### Description of the task:
Write out exactly the lines that run from the line containing "Convert this chart" through the line containing "import seaborn as sns"; both end lines belong to the answer.

=-=-=-=-=

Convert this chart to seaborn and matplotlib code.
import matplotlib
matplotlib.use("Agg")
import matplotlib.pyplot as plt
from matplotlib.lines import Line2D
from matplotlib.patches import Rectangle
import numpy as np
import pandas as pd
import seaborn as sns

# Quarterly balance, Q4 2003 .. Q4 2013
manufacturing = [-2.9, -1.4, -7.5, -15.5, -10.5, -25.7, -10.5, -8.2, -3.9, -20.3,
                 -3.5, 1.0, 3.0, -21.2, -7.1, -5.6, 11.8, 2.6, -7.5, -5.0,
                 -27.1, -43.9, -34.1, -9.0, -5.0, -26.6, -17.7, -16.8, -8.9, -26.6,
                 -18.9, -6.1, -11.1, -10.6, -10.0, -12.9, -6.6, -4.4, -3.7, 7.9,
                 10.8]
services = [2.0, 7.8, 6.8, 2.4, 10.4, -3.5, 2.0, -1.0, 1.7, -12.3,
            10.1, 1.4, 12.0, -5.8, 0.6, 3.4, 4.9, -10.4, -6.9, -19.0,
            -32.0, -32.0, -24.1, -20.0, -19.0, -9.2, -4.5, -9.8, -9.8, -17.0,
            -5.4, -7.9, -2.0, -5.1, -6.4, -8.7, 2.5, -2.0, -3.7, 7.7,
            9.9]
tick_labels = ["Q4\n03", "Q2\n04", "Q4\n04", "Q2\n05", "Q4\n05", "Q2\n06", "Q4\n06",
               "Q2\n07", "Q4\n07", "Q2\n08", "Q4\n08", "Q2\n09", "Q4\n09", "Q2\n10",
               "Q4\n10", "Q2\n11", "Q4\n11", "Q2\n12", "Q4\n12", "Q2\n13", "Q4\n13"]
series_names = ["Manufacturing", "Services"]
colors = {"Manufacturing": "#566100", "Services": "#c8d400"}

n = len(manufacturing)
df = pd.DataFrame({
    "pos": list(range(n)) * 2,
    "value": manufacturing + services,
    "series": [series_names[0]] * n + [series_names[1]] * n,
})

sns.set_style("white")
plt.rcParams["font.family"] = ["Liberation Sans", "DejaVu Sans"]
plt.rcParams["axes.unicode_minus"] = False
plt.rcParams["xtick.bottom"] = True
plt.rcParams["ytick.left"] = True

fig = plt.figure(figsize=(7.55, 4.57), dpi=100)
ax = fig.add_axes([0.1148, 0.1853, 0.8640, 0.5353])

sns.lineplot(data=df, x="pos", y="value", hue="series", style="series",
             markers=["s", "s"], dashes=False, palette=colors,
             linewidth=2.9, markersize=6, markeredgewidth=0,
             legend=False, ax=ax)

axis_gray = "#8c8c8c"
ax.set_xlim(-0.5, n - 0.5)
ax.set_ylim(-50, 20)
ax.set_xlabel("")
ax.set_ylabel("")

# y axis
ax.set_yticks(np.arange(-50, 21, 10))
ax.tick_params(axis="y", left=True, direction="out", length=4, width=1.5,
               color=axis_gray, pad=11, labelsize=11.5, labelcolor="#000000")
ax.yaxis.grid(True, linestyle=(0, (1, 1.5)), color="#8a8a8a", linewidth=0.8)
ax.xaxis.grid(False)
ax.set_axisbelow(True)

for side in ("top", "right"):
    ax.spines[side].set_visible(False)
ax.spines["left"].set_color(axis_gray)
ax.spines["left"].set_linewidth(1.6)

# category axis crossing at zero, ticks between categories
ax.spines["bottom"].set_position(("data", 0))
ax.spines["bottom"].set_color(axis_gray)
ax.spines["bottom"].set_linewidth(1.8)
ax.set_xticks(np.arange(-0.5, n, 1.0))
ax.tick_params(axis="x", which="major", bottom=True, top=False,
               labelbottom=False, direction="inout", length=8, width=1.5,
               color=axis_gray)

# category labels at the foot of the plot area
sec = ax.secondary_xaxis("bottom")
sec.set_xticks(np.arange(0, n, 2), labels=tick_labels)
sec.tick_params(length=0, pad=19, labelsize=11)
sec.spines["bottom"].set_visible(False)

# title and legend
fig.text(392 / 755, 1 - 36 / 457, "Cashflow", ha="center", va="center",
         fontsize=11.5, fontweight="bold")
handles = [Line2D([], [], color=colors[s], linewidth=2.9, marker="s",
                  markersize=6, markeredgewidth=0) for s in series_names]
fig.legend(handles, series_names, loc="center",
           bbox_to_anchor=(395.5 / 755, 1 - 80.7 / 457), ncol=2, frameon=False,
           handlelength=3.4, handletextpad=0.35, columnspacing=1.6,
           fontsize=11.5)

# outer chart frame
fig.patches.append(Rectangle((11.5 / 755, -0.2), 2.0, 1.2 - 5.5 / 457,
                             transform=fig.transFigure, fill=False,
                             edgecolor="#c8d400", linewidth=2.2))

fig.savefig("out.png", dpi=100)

=-=-=-=-=

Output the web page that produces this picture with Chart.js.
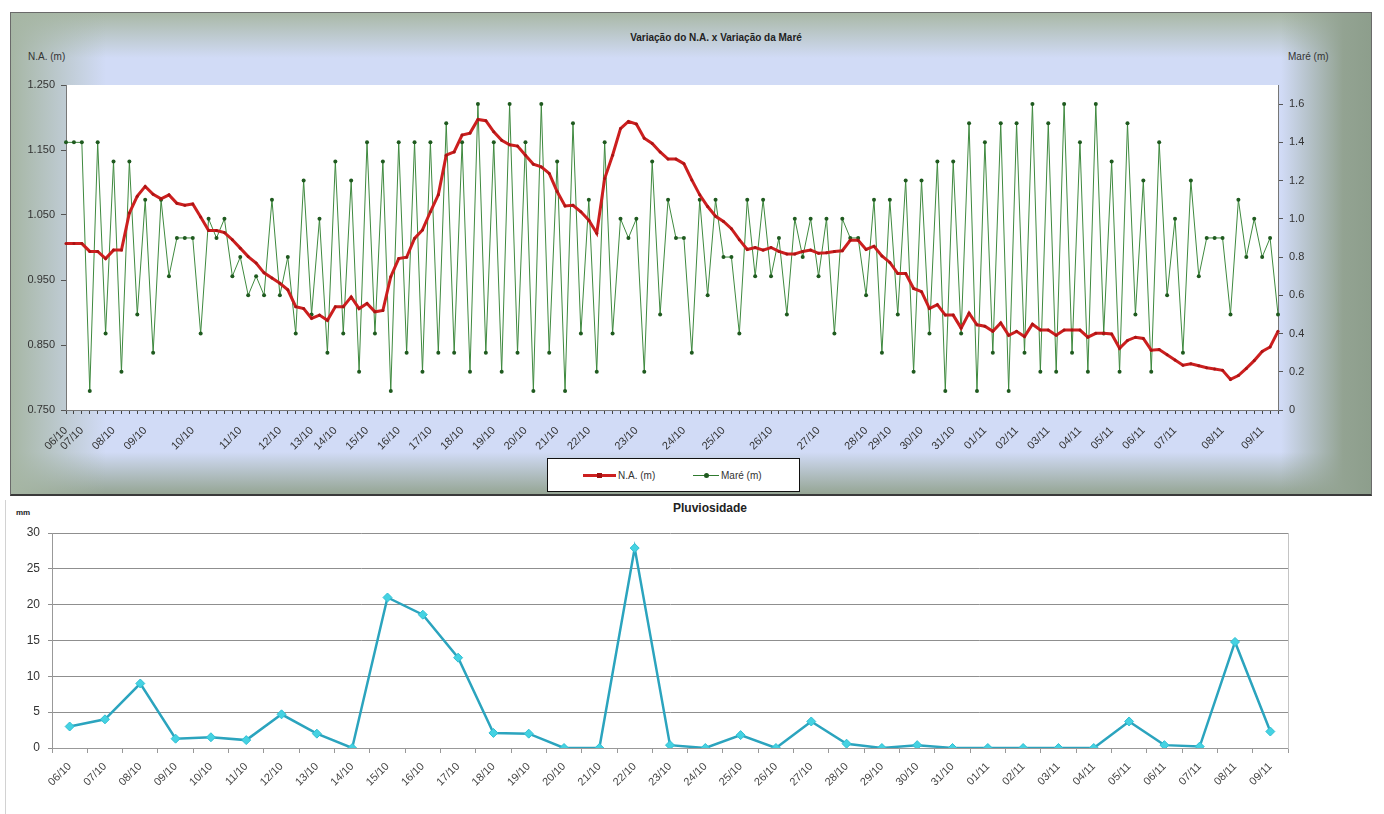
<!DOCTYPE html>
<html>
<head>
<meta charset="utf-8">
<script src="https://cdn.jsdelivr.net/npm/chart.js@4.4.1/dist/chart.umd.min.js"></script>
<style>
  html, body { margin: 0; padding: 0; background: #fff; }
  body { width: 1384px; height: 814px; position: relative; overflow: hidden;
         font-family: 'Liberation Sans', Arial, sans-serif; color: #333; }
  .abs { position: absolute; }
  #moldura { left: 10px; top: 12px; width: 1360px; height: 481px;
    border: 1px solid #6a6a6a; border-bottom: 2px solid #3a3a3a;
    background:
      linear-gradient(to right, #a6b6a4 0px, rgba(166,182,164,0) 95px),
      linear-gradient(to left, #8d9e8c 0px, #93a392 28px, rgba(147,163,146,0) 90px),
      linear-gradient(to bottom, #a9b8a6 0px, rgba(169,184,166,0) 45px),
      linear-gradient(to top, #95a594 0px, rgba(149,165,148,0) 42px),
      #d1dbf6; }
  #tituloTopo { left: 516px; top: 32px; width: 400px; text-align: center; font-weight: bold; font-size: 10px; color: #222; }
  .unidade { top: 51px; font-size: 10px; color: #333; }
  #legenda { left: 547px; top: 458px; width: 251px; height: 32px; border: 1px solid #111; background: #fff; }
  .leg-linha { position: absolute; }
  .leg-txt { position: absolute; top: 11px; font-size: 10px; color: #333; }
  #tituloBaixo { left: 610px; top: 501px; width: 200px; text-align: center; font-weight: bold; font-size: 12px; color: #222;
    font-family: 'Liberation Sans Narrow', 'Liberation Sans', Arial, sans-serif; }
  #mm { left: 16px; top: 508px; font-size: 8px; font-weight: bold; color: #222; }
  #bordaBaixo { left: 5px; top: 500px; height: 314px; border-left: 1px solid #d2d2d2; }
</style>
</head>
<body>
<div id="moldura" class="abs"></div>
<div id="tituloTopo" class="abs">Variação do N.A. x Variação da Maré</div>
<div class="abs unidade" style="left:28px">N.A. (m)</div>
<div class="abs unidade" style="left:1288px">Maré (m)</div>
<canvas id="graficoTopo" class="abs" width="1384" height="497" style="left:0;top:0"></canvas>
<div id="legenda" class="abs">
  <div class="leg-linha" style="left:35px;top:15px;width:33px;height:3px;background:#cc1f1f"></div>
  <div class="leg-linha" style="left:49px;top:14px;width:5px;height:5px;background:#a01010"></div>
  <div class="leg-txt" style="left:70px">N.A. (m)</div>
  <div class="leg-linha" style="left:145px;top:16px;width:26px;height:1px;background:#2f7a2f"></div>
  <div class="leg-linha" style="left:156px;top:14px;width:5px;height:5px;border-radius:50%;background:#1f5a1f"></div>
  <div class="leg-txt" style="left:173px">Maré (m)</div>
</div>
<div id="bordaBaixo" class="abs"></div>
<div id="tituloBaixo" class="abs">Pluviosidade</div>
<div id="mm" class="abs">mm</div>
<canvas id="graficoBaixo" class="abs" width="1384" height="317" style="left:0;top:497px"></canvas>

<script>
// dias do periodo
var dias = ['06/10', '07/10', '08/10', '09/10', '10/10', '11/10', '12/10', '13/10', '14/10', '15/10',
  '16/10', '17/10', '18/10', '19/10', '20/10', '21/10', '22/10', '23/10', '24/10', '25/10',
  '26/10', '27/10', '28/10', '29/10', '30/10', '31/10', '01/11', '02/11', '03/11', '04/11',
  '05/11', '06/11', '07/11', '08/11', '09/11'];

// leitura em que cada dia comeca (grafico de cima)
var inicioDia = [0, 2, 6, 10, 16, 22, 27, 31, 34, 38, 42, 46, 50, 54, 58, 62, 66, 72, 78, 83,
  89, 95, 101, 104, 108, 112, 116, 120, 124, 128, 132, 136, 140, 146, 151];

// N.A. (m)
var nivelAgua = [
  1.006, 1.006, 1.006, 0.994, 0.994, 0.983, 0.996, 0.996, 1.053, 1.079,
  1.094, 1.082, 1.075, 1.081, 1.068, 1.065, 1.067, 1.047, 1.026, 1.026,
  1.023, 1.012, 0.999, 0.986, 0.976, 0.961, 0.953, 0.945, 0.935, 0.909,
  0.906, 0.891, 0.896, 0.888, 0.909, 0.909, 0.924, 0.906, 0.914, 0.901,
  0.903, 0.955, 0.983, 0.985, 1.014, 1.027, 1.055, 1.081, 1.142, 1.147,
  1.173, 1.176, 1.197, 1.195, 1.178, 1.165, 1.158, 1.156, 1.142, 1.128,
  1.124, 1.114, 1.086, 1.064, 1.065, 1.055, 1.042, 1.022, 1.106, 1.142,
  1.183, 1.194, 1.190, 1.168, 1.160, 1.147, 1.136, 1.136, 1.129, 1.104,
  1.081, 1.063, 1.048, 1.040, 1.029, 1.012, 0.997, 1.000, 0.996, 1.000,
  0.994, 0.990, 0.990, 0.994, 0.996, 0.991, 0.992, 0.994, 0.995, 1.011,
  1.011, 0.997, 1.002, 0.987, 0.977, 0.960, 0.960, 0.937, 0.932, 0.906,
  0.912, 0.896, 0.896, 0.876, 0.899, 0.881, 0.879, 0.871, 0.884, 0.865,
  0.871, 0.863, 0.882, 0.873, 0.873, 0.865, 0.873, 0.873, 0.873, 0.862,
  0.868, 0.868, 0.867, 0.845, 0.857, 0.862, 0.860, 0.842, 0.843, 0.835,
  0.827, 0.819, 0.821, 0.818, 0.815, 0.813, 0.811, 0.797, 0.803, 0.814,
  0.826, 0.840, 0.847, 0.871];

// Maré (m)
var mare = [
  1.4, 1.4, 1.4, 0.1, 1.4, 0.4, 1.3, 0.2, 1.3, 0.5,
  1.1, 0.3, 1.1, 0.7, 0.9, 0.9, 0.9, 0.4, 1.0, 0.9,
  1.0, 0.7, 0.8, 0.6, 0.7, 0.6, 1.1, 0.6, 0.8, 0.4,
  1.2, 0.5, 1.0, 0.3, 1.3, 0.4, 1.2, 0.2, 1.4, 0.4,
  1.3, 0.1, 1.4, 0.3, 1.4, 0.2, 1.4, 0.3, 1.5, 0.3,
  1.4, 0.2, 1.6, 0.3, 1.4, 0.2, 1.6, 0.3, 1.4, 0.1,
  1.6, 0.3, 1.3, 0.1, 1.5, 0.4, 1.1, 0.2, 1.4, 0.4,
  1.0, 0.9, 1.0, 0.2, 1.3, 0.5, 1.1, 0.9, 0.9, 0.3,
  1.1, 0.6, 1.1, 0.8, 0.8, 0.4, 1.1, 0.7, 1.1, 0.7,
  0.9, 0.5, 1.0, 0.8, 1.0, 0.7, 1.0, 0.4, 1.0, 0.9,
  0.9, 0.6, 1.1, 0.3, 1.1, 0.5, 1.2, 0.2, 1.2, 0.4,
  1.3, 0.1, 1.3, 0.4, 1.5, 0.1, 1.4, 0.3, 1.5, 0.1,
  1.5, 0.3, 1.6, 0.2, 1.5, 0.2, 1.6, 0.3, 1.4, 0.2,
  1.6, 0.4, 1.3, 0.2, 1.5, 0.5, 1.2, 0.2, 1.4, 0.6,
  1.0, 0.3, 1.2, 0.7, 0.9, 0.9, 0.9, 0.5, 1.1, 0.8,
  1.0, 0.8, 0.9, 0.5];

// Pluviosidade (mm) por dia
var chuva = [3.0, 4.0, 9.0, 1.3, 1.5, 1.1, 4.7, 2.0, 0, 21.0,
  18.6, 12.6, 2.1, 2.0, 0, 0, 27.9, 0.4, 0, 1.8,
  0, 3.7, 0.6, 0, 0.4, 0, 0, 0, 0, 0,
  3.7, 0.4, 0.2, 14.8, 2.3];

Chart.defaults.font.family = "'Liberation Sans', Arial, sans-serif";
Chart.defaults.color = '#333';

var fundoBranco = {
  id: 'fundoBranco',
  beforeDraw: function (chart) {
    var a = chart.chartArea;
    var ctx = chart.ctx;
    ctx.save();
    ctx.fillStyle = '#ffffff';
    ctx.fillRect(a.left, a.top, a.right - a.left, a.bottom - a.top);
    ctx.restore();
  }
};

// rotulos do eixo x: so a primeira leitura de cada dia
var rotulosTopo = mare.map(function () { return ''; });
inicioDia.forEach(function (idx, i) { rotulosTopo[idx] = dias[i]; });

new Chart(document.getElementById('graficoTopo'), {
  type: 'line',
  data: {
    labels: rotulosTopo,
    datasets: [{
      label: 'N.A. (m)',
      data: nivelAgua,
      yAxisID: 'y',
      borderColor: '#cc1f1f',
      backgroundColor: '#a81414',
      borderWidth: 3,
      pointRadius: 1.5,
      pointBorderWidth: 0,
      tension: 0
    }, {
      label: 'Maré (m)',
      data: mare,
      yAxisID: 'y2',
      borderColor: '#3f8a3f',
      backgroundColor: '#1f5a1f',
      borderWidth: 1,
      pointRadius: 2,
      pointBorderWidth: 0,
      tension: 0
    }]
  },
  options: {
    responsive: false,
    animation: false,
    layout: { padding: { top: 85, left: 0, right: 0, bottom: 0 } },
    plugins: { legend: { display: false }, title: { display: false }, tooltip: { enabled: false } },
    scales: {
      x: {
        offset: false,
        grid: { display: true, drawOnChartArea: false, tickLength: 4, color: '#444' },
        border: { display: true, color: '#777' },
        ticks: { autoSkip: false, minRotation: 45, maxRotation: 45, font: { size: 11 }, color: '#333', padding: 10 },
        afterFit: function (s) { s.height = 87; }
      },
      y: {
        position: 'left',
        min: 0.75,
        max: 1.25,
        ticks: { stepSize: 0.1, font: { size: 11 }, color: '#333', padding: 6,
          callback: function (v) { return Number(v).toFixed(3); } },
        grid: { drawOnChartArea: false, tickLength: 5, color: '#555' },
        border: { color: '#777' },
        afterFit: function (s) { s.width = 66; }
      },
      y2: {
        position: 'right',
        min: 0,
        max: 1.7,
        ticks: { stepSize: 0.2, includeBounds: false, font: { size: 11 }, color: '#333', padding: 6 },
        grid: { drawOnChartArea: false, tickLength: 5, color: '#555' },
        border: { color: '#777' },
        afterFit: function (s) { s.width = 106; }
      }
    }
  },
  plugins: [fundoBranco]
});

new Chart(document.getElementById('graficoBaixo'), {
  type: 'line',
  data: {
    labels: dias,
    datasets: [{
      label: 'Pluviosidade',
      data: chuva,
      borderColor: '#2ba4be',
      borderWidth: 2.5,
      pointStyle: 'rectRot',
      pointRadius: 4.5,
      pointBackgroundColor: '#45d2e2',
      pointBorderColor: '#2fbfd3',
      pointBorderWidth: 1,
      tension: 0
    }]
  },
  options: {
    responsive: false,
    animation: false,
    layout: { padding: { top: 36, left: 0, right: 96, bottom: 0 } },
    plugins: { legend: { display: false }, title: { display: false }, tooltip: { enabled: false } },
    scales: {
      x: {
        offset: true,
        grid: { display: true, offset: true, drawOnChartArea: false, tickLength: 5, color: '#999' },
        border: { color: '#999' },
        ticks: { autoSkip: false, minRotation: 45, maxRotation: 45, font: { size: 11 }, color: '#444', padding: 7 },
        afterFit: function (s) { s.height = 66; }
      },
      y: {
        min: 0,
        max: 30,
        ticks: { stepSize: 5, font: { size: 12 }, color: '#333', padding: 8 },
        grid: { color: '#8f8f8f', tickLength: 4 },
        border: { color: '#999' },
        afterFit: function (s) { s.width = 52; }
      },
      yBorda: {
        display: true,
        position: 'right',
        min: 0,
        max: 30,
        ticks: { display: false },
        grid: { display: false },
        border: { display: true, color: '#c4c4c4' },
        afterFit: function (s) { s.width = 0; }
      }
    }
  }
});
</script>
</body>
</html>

=-=-=-=-=

### Result below:
Convert this chart to seaborn and matplotlib code.
import matplotlib
matplotlib.use("Agg")
import matplotlib.pyplot as plt
from matplotlib.lines import Line2D
from matplotlib.patches import Rectangle
import numpy as np
import pandas as pd
import seaborn as sns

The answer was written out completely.